[Begin RECORDS TO PROCESS]

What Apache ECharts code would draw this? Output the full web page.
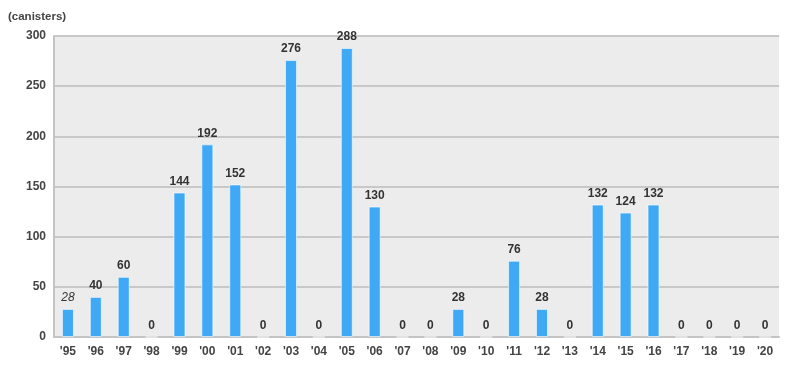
<!DOCTYPE html>
<html><head><meta charset="utf-8">
<script src="https://cdn.jsdelivr.net/npm/echarts@6/dist/echarts.min.js"></script>
<style>html,body{margin:0;padding:0;background:#fff}#c{width:800px;height:382px}</style>
</head><body><div id="c"></div>
<script>
const categories = ["'95","'96","'97","'98","'99","'00","'01","'02","'03","'04","'05","'06","'07","'08","'09","'10","'11","'12","'13","'14","'15","'16","'17","'18","'19","'20"];
const values = [28,40,60,0,144,192,152,0,276,0,288,130,0,0,28,0,76,28,0,132,124,132,0,0,0,0];
const yTicks = [0,50,100,150,200,250,300];

const FONT = 'Arial, "Liberation Sans", sans-serif';
const chart = echarts.init(document.getElementById('c'), null, {renderer:'canvas'});
chart.setOption({
  animation:false,
  backgroundColor:'#fff',
  grid:{left:54,right:21,top:36,bottom:45,show:true,backgroundColor:'#ececec',borderWidth:0},
  graphic:[{type:'text',left:8,top:11,style:{text:'(canisters)',font:'bold 11.5px ' + FONT,fill:'#444'}}],
  xAxis:{type:'category',data:categories,
    axisLine:{lineStyle:{color:'#c4c4c4',width:2}},axisTick:{show:false},
    axisLabel:{color:'#444',fontSize:12,fontWeight:'bold',fontFamily:FONT,margin:9}},
  yAxis:{type:'value',min:yTicks[0],max:yTicks[yTicks.length-1],interval:50,
    axisLine:{show:true,lineStyle:{color:'#c4c4c4',width:2}},axisTick:{show:false},
    splitLine:{lineStyle:{color:'#c8c8c8',width:2}},
    axisLabel:{color:'#444',fontSize:12,fontWeight:'bold',fontFamily:FONT,margin:8}},
  series:[{type:'bar',barWidth:12,
    data:values.map((v,i)=>i===0?{value:v,label:{fontStyle:'italic',fontWeight:'normal'}}:v),
    itemStyle:{color:'#3fa9f5',borderColor:'rgba(255,255,255,0.6)',borderWidth:1},
    label:{show:true,position:'top',distance:5,color:'#333',fontSize:12,fontWeight:'bold',fontFamily:FONT}}]
});
</script></body></html>
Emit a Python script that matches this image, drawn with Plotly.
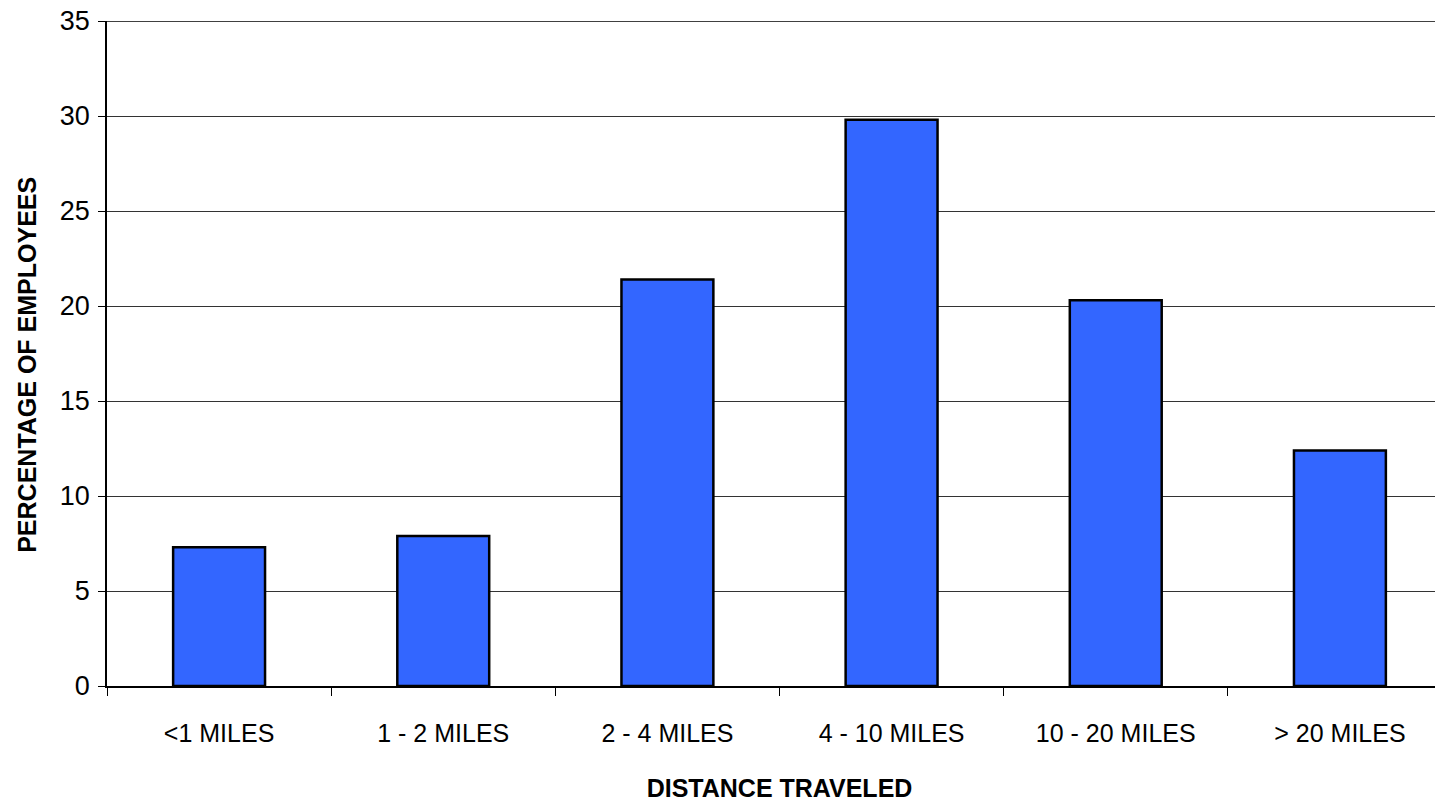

[End RECORDS TO PROCESS]

■ GIVEN REQUEST ■
Return all of the entries word for word, but omit the pictures.

■ WRITTEN ANSWER ■
What Apache ECharts code would draw this? Output the full web page.
<!DOCTYPE html>
<html><head><meta charset="utf-8">
<script src="https://cdn.jsdelivr.net/npm/echarts@6/dist/echarts.min.js"></script>
<style>html,body{margin:0;padding:0;background:#fff}#c{width:800px;height:382px}</style>
</head><body><div id="c"></div>
<script>
const categories = ["'95","'96","'97","'98","'99","'00","'01","'02","'03","'04","'05","'06","'07","'08","'09","'10","'11","'12","'13","'14","'15","'16","'17","'18","'19","'20"];
const values = [28,40,60,0,144,192,152,0,276,0,288,130,0,0,28,0,76,28,0,132,124,132,0,0,0,0];
const yTicks = [0,50,100,150,200,250,300];

const FONT = 'Arial, "Liberation Sans", sans-serif';
const chart = echarts.init(document.getElementById('c'), null, {renderer:'canvas'});
chart.setOption({
  animation:false,
  backgroundColor:'#fff',
  grid:{left:54,right:21,top:36,bottom:45,show:true,backgroundColor:'#ececec',borderWidth:0},
  graphic:[{type:'text',left:8,top:11,style:{text:'(canisters)',font:'bold 11.5px ' + FONT,fill:'#444'}}],
  xAxis:{type:'category',data:categories,
    axisLine:{lineStyle:{color:'#c4c4c4',width:2}},axisTick:{show:false},
    axisLabel:{color:'#444',fontSize:12,fontWeight:'bold',fontFamily:FONT,margin:9}},
  yAxis:{type:'value',min:yTicks[0],max:yTicks[yTicks.length-1],interval:50,
    axisLine:{show:true,lineStyle:{color:'#c4c4c4',width:2}},axisTick:{show:false},
    splitLine:{lineStyle:{color:'#c8c8c8',width:2}},
    axisLabel:{color:'#444',fontSize:12,fontWeight:'bold',fontFamily:FONT,margin:8}},
  series:[{type:'bar',barWidth:12,
    data:values.map((v,i)=>i===0?{value:v,label:{fontStyle:'italic',fontWeight:'normal'}}:v),
    itemStyle:{color:'#3fa9f5',borderColor:'rgba(255,255,255,0.6)',borderWidth:1},
    label:{show:true,position:'top',distance:5,color:'#333',fontSize:12,fontWeight:'bold',fontFamily:FONT}}]
});
</script></body></html>
Emit a Python script that matches this image, drawn with Plotly.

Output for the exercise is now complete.